▸ Your task
Both the line containing "Write a web" and the line containing "const barW = 0.5;" are part of the range to copy, along with every line between them. Copy it exactly and leave out the pictures.

▸ Data supplied
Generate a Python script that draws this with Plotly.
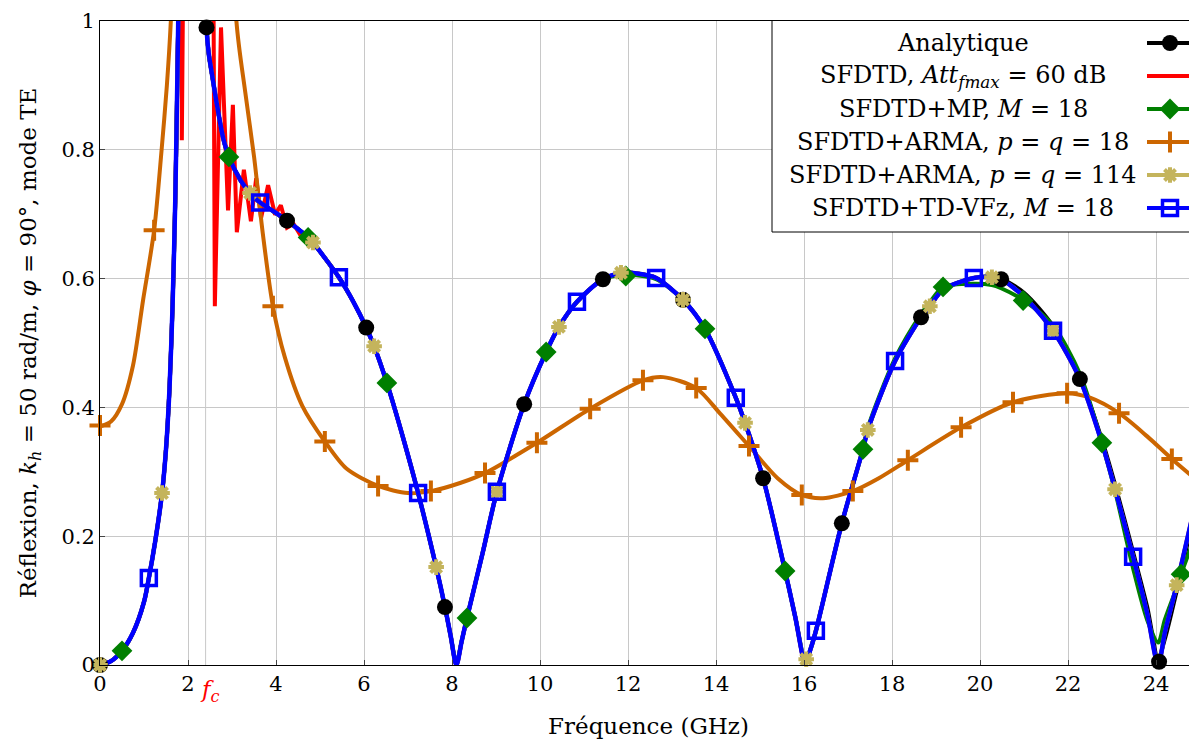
...
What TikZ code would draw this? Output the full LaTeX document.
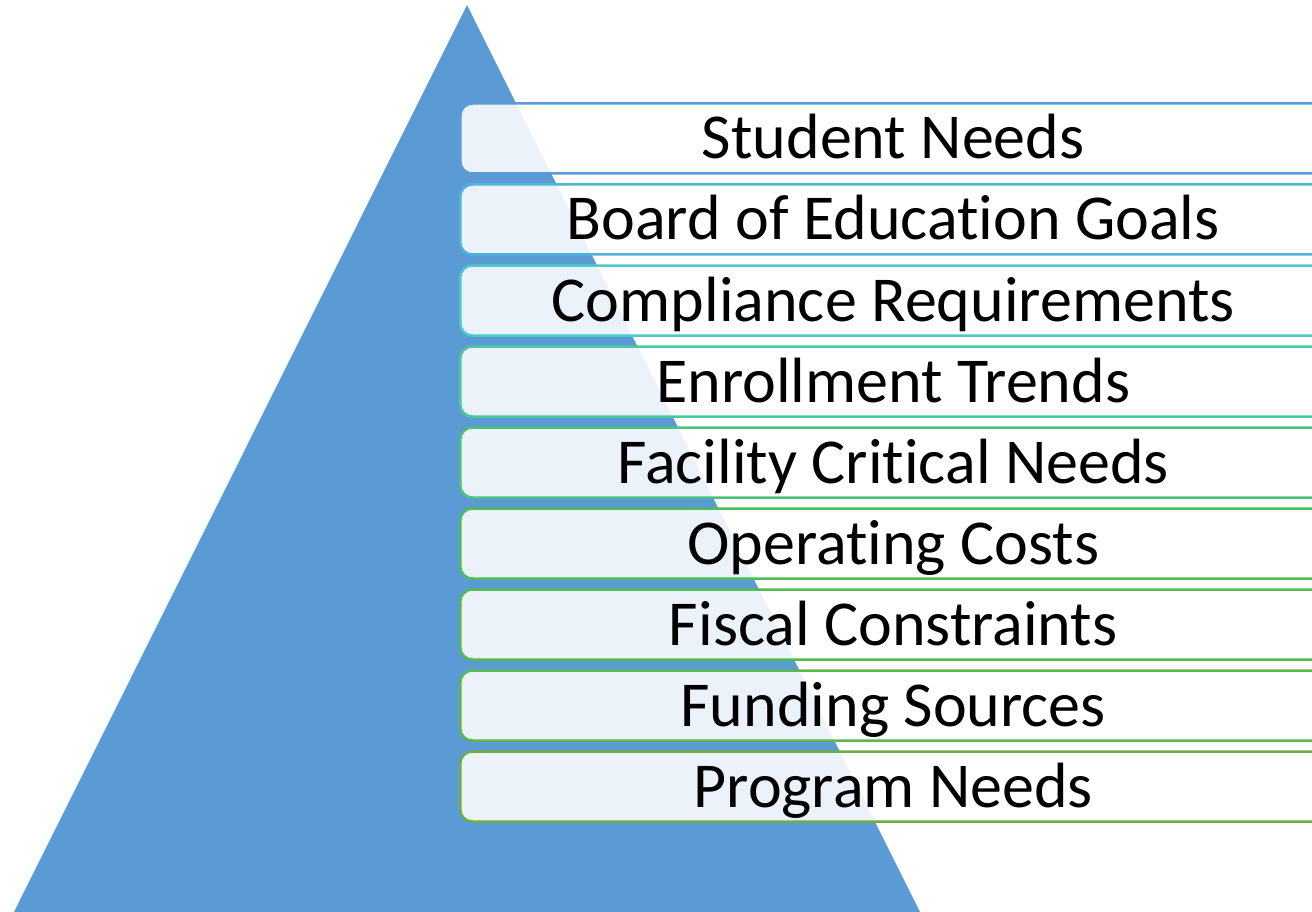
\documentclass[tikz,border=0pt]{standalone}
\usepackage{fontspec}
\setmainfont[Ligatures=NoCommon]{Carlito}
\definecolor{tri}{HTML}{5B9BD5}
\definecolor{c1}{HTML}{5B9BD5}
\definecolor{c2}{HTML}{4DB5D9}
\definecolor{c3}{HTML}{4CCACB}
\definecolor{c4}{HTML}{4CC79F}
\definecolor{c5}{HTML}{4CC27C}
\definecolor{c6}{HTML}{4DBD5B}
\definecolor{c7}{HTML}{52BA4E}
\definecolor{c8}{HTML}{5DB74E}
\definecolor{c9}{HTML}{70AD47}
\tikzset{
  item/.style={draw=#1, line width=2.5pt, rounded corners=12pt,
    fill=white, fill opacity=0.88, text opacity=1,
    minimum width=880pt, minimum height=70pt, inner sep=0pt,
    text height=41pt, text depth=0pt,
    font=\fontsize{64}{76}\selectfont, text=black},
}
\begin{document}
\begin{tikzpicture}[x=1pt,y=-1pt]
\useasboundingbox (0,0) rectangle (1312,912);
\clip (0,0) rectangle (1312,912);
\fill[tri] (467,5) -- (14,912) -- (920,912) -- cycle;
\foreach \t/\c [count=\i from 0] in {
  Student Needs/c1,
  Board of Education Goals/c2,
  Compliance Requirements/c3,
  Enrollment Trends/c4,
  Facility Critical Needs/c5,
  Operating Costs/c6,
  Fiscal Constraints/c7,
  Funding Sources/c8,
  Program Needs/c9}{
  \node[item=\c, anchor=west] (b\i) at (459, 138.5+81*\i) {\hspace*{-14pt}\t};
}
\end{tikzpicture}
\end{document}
---
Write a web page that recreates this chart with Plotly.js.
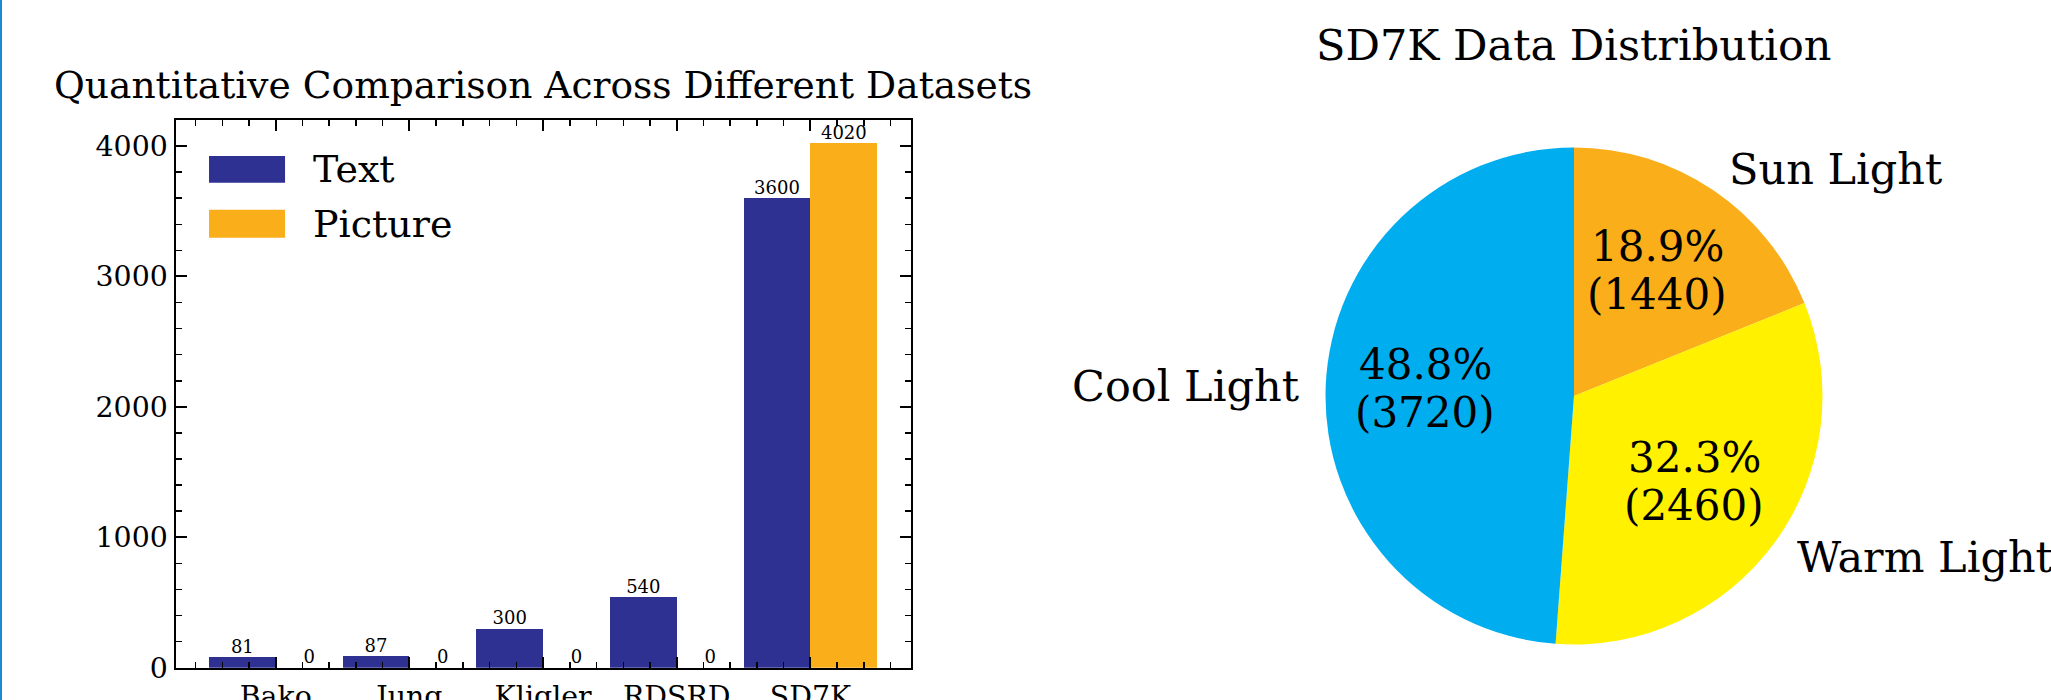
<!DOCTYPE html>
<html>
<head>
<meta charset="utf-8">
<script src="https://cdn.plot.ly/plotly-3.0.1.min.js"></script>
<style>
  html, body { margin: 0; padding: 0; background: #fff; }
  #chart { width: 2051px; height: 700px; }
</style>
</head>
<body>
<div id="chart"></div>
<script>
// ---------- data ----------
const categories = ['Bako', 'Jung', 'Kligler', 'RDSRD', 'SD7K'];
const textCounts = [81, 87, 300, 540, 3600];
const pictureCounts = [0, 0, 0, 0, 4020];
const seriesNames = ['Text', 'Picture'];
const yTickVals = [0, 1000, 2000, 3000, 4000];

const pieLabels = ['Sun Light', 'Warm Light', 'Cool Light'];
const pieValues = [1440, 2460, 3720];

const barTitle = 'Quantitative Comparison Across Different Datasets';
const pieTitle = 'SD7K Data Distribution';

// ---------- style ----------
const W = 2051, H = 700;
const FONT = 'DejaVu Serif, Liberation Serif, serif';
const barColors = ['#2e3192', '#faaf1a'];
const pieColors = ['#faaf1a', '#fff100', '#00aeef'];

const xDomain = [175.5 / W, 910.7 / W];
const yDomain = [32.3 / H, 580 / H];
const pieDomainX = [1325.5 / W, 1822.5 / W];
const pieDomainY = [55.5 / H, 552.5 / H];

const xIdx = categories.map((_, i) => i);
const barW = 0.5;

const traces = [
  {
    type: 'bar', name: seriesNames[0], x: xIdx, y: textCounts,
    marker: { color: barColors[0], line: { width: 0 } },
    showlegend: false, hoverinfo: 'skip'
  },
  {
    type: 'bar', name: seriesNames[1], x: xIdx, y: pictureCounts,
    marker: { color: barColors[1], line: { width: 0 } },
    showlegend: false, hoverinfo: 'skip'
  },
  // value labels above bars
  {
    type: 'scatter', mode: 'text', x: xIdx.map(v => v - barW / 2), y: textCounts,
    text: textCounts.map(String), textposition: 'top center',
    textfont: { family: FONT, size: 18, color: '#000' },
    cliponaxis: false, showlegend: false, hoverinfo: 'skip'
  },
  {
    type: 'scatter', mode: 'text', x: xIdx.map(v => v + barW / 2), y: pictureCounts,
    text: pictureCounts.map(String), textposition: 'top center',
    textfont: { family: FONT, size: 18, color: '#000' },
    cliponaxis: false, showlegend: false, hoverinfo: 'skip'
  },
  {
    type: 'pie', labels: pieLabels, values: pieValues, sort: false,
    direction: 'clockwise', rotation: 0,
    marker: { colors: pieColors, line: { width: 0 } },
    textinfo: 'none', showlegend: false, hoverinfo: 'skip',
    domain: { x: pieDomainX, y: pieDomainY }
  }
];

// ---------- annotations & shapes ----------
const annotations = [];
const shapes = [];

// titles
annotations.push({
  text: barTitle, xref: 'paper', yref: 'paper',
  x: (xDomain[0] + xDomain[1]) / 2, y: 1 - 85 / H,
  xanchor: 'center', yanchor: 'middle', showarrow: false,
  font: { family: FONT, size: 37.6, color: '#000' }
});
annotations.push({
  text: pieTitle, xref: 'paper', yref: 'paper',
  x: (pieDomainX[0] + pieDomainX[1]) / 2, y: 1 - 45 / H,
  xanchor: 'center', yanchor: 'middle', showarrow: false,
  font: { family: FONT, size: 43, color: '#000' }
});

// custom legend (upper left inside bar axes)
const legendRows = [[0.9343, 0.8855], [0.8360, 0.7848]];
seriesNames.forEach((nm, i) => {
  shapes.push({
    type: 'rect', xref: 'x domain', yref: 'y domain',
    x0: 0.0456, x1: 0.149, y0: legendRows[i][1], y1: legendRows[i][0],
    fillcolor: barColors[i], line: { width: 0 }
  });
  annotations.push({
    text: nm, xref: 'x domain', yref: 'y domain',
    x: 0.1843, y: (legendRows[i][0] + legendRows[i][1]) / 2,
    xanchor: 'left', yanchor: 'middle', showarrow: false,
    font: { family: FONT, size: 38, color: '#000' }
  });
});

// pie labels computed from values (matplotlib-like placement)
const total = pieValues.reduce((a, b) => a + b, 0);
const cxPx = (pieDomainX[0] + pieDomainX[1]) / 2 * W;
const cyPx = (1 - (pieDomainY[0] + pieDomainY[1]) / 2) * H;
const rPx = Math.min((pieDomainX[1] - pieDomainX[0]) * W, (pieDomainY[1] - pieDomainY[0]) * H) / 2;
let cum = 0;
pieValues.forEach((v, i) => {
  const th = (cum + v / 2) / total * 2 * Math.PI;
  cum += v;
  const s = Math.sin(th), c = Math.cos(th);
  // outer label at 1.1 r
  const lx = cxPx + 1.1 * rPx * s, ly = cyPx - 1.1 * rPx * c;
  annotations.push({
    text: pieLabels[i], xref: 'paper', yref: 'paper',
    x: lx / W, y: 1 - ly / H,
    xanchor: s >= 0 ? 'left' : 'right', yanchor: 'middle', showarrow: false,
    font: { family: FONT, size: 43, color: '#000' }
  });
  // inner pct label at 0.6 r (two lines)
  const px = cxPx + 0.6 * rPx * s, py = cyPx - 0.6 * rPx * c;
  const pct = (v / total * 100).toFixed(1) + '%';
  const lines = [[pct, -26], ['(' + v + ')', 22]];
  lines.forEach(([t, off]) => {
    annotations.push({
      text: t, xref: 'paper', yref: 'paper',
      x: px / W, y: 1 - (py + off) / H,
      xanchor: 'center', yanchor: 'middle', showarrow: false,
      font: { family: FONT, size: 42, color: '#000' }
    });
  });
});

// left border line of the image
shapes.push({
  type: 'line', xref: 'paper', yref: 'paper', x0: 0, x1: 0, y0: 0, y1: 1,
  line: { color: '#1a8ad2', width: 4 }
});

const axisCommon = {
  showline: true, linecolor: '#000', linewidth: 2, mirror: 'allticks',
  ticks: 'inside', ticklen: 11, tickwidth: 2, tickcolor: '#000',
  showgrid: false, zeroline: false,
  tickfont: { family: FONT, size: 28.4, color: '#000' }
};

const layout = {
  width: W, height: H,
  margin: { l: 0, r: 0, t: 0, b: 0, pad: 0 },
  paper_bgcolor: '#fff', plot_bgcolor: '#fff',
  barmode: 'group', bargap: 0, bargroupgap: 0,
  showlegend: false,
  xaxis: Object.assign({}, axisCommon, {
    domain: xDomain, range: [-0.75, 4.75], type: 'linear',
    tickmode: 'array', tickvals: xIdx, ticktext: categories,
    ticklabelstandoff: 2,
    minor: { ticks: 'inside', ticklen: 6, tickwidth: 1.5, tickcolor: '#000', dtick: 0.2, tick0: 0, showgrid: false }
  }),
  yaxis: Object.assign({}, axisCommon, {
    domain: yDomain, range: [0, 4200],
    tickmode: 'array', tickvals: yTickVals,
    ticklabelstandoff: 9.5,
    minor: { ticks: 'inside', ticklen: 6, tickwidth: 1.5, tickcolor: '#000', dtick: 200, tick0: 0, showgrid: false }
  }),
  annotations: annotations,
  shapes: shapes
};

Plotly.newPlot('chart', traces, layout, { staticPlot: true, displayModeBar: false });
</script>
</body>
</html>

▸ Full response
Write a web page that recreates this chart with Plotly.js.
<!DOCTYPE html>
<html>
<head>
<meta charset="utf-8">
<script src="https://cdn.plot.ly/plotly-3.0.1.min.js"></script>
<style>
  html, body { margin: 0; padding: 0; background: #fff; }
  #chart { width: 2051px; height: 700px; }
</style>
</head>
<body>
<div id="chart"></div>
<script>
// ---------- data ----------
const categories = ['Bako', 'Jung', 'Kligler', 'RDSRD', 'SD7K'];
const textCounts = [81, 87, 300, 540, 3600];
const pictureCounts = [0, 0, 0, 0, 4020];
const seriesNames = ['Text', 'Picture'];
const yTickVals = [0, 1000, 2000, 3000, 4000];

const pieLabels = ['Sun Light', 'Warm Light', 'Cool Light'];
const pieValues = [1440, 2460, 3720];

const barTitle = 'Quantitative Comparison Across Different Datasets';
const pieTitle = 'SD7K Data Distribution';

// ---------- style ----------
const W = 2051, H = 700;
const FONT = 'DejaVu Serif, Liberation Serif, serif';
const barColors = ['#2e3192', '#faaf1a'];
const pieColors = ['#faaf1a', '#fff100', '#00aeef'];

const xDomain = [175.5 / W, 910.7 / W];
const yDomain = [32.3 / H, 580 / H];
const pieDomainX = [1325.5 / W, 1822.5 / W];
const pieDomainY = [55.5 / H, 552.5 / H];

const xIdx = categories.map((_, i) => i);
const barW = 0.5;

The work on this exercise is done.